(INFORMATION SUPPLIED):

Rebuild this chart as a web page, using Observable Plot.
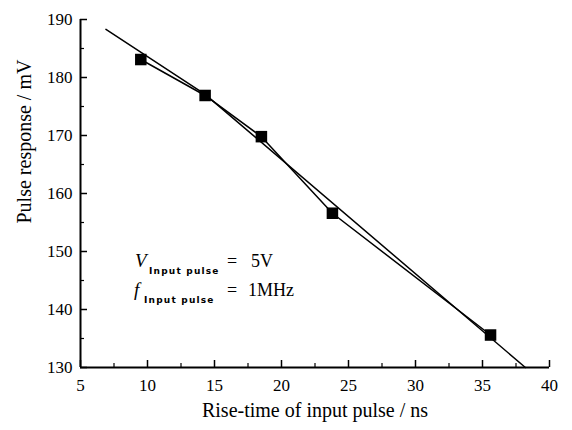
<!DOCTYPE html>
<html><head><meta charset="utf-8">
<script src="https://cdn.jsdelivr.net/npm/d3@7"></script>
<script src="https://cdn.jsdelivr.net/npm/@observablehq/plot@0.6"></script>
<style>body{margin:0;background:#fff}</style>
</head><body><div id="chart"></div>
<script>
const riseTime = [9.5, 14.3, 18.5, 23.8, 35.6];
const response = [183.1, 176.9, 169.8, 156.6, 135.6];
const fitX = [6.9, 14.3, 38.2];
const fitY = [188.3, 177.1, 130];
const xTicks = [5, 10, 15, 20, 25, 30, 35, 40];
const xMinor = [7.5, 12.5, 17.5, 22.5, 27.5, 32.5, 37.5];
const yTicks = [130, 140, 150, 160, 170, 180, 190];
const yMinor = [135, 145, 155, 165, 175, 185];
const xTitle = "Rise-time of input pulse / ns";
const yTitle = "Pulse response / mV";
const annotSym = ["V", "f"];
const annotSub = ["Input pulse", "Input pulse"];
const annotVal = ["5V", "1MHz"];

const W = 572, H = 430, mL = 80, mR = 23, mT = 19, mB = 63;
const pw = W - mL - mR, ph = H - mT - mB;
const pts = riseTime.map((x, i) => ({x, y: response[i]}));
const fit = fitX.map((x, i) => ({x, y: fitY[i]}));
const serif = "'Liberation Serif', 'Times New Roman', serif";

const chart = Plot.plot({
  width: W, height: H,
  marginLeft: mL, marginRight: mR, marginTop: mT, marginBottom: mB,
  x: {domain: [5, 40], axis: null},
  y: {domain: [130, 190], axis: null},
  style: {fontFamily: serif, background: "#fff", color: "#000"},
  marks: [
    Plot.ruleY([130], {stroke: "#000", strokeWidth: 2}),
    Plot.ruleX([5], {stroke: "#000", strokeWidth: 2}),
    Plot.ruleX(xTicks, {x: d => d, insetTop: ph - 7, stroke: "#000", strokeWidth: 1.5}),
    Plot.ruleX(xMinor, {x: d => d, insetTop: ph - 4, stroke: "#000", strokeWidth: 1.2}),
    Plot.ruleY(yTicks, {y: d => d, insetRight: pw - 7, stroke: "#000", strokeWidth: 1.5}),
    Plot.ruleY(yMinor, {y: d => d, insetRight: pw - 4, stroke: "#000", strokeWidth: 1.2}),
    Plot.text(xTicks, {x: d => d, y: 130, dy: 18, text: d => String(d), fontSize: 17, fill: "#000", lineAnchor: "middle"}),
    Plot.text(yTicks, {x: 5, y: d => d, dx: -8, text: d => String(d), fontSize: 17, fill: "#000", textAnchor: "end"}),
    Plot.text([xTitle], {frameAnchor: "bottom", dy: 49, fontSize: 20, fill: "#000"}),
    Plot.text([yTitle], {frameAnchor: "left", dx: -56, dy: 30, rotate: -90, fontSize: 20, fill: "#000"}),
    Plot.line(fit, {x: "x", y: "y", stroke: "#000", strokeWidth: 1.5}),
    Plot.line(pts, {x: "x", y: "y", stroke: "#000", strokeWidth: 1.5}),
    Plot.dot(pts, {x: "x", y: "y", symbol: "square", r: 6.5, fill: "#000", stroke: "none"})
  ]
});
document.getElementById("chart").appendChild(chart);

// annotation (V_input pulse = 5V, f_input pulse = 1MHz)
const svg = d3.select(chart);
const baseY = [267, 296];
const symX = [135, 134];
const subX = [149, 144];
annotSym.forEach((s, i) => {
  const g = svg.append("g").attr("font-family", serif).attr("fill", "#000").attr("text-anchor", "start");
  g.append("text").attr("x", symX[i]).attr("y", baseY[i]).attr("font-size", 19).attr("font-style", "italic").text(s);
  g.append("text").attr("x", subX[i]).attr("y", baseY[i] + 7).attr("font-size", 9).attr("font-weight", "bold")
    .attr("font-family", "'DejaVu Sans', sans-serif").attr("letter-spacing", 1.2).text(annotSub[i]);
  g.append("text").attr("x", 227).attr("y", baseY[i]).attr("font-size", 18).text("=");
  g.append("text").attr("x", i === 0 ? 251 : 248).attr("y", baseY[i]).attr("font-size", 18).text(annotVal[i]);
});
</script>
</body></html>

(GOAL): Pull out each line of the listing that holds the string "chart".

(COMPLETE RESPONSE):
Rebuild this chart as a web page, using Observable Plot.
</head><body><div id="chart"></div>
const chart = Plot.plot({
document.getElementById("chart").appendChild(chart);
const svg = d3.select(chart);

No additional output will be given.